[Recorded data]
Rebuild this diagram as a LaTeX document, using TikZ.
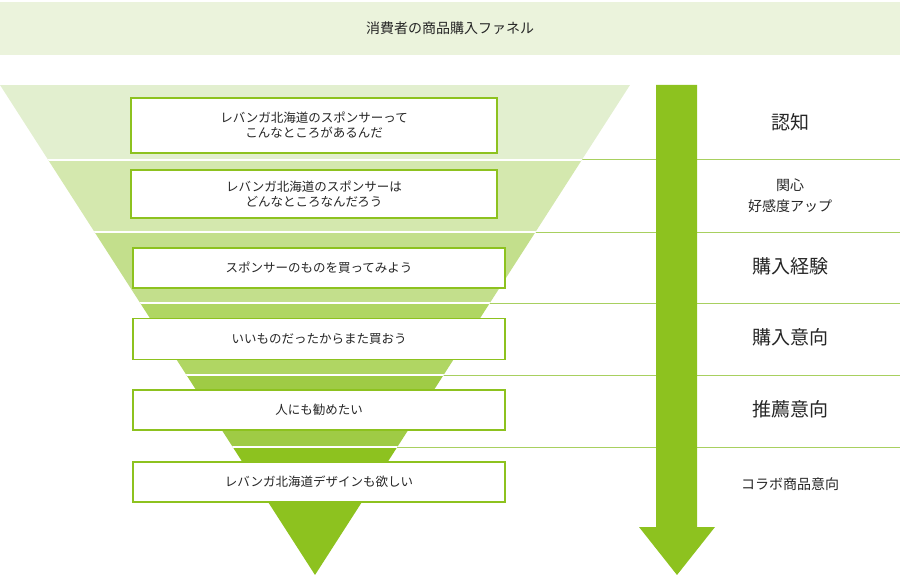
\documentclass[tikz,border=0pt]{standalone}
\usepackage{fontspec}
\setmainfont{Noto Sans CJK JP}
\definecolor{gA}{HTML}{E2EFCF}
\definecolor{gB}{HTML}{D4E8AE}
\definecolor{gC}{HTML}{C3DF8C}
\definecolor{gD}{HTML}{B0D663}
\definecolor{gE}{HTML}{9FCB45}
\definecolor{gF}{HTML}{8DC21F}
\definecolor{ttl}{HTML}{EBF3DC}
\definecolor{rl}{HTML}{A8D060}
\begin{document}
\begin{tikzpicture}[x=1pt,y=-1pt,
  box/.style={draw=gF,line width=1.5pt,fill=white,minimum width=366pt,align=center,font=\fontsize{12.5}{15}\selectfont,text=black!85},
  big/.style={font=\fontsize{19}{22}\selectfont,text=black!85},
  small/.style={font=\fontsize{14}{21}\selectfont,text=black!85,align=center}]
\useasboundingbox (0,0) rectangle (900,575);
\fill[ttl] (0,2) rectangle (900,55);
\node[font=\fontsize{14}{16}\selectfont,text=black!85] (title) at (450,28) {消費者の商品購入ファネル};
% right lines
\foreach \y/\x in {160/582,232/535.5,303/490,375/443.6,447/397.3}
  \draw[rl,line width=1pt] (\x,\y) -- (900,\y);
% funnel
\begin{scope}
\clip (0,85) -- (630,85) -- (315,575) -- cycle;
\fill[gA] (0,85) rectangle (630,160);
\fill[gB] (0,160) rectangle (630,232);
\fill[gC] (0,232) rectangle (630,303);
\fill[gD] (0,303) rectangle (630,375);
\fill[gE] (0,375) rectangle (630,447);
\fill[gF] (0,447) rectangle (630,575);
\foreach \y in {160,232,303,375,447} \draw[white,line width=2.5pt] (0,\y) -- (630,\y);
\end{scope}
% arrow
\fill[gF] (656,85) -- (697,85) -- (697,527) -- (715,527) -- (677,575) -- (639,527) -- (656,527) -- cycle;
% boxes
\node[box,minimum height=55pt] (b1) at (314,125.5) {レバンガ北海道のスポンサーって\\こんなところがあるんだ};
\node[box,minimum height=48pt] (b2) at (314,194) {レバンガ北海道のスポンサーは\\どんなところなんだろう};
\node[box,minimum width=372pt,minimum height=40pt] (b3) at (319,268) {スポンサーのものを買ってみよう};
\node[box,minimum width=372pt,minimum height=41pt] (b4) at (319,339) {いいものだったからまた買おう};
\node[box,minimum width=372pt,minimum height=40pt] (b5) at (319,410) {人にも勧めたい};
\node[box,minimum width=372pt,minimum height=40pt] (b6) at (319,482) {レバンガ北海道デザインも欲しい};
% labels
\node[big] (l1) at (790,122) {認知};
\node[small] (l2) at (790,196) {関心\\好感度アップ};
\node[big] (l3) at (790,266) {購入経験};
\node[big] (l4) at (790,337) {購入意向};
\node[big] (l5) at (790,409) {推薦意向};
\node[small] (l6) at (790,484) {コラボ商品意向};
\end{tikzpicture}
\end{document}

[Exercise] Working from the material above, transcribe it exactly while omitting pictures.

[Solution to this problem]
Rebuild this diagram as a LaTeX document, using TikZ.
\documentclass[tikz,border=0pt]{standalone}
\usepackage{fontspec}
\setmainfont{Noto Sans CJK JP}
\definecolor{gA}{HTML}{E2EFCF}
\definecolor{gB}{HTML}{D4E8AE}
\definecolor{gC}{HTML}{C3DF8C}
\definecolor{gD}{HTML}{B0D663}
\definecolor{gE}{HTML}{9FCB45}
\definecolor{gF}{HTML}{8DC21F}
\definecolor{ttl}{HTML}{EBF3DC}
\definecolor{rl}{HTML}{A8D060}
\begin{document}
\begin{tikzpicture}[x=1pt,y=-1pt,
  box/.style={draw=gF,line width=1.5pt,fill=white,minimum width=366pt,align=center,font=\fontsize{12.5}{15}\selectfont,text=black!85},
  big/.style={font=\fontsize{19}{22}\selectfont,text=black!85},
  small/.style={font=\fontsize{14}{21}\selectfont,text=black!85,align=center}]
\useasboundingbox (0,0) rectangle (900,575);
\fill[ttl] (0,2) rectangle (900,55);
\node[font=\fontsize{14}{16}\selectfont,text=black!85] (title) at (450,28) {消費者の商品購入ファネル};
% right lines
\foreach \y/\x in {160/582,232/535.5,303/490,375/443.6,447/397.3}
  \draw[rl,line width=1pt] (\x,\y) -- (900,\y);
% funnel
\begin{scope}
\clip (0,85) -- (630,85) -- (315,575) -- cycle;
\fill[gA] (0,85) rectangle (630,160);
\fill[gB] (0,160) rectangle (630,232);
\fill[gC] (0,232) rectangle (630,303);
\fill[gD] (0,303) rectangle (630,375);
\fill[gE] (0,375) rectangle (630,447);
\fill[gF] (0,447) rectangle (630,575);
\foreach \y in {160,232,303,375,447} \draw[white,line width=2.5pt] (0,\y) -- (630,\y);
\end{scope}
% arrow
\fill[gF] (656,85) -- (697,85) -- (697,527) -- (715,527) -- (677,575) -- (639,527) -- (656,527) -- cycle;
% boxes
\node[box,minimum height=55pt] (b1) at (314,125.5) {レバンガ北海道のスポンサーって\\こんなところがあるんだ};
\node[box,minimum height=48pt] (b2) at (314,194) {レバンガ北海道のスポンサーは\\どんなところなんだろう};
\node[box,minimum width=372pt,minimum height=40pt] (b3) at (319,268) {スポンサーのものを買ってみよう};
\node[box,minimum width=372pt,minimum height=41pt] (b4) at (319,339) {いいものだったからまた買おう};
\node[box,minimum width=372pt,minimum height=40pt] (b5) at (319,410) {人にも勧めたい};
\node[box,minimum width=372pt,minimum height=40pt] (b6) at (319,482) {レバンガ北海道デザインも欲しい};
% labels
\node[big] (l1) at (790,122) {認知};
\node[small] (l2) at (790,196) {関心\\好感度アップ};
\node[big] (l3) at (790,266) {購入経験};
\node[big] (l4) at (790,337) {購入意向};
\node[big] (l5) at (790,409) {推薦意向};
\node[small] (l6) at (790,484) {コラボ商品意向};
\end{tikzpicture}
\end{document}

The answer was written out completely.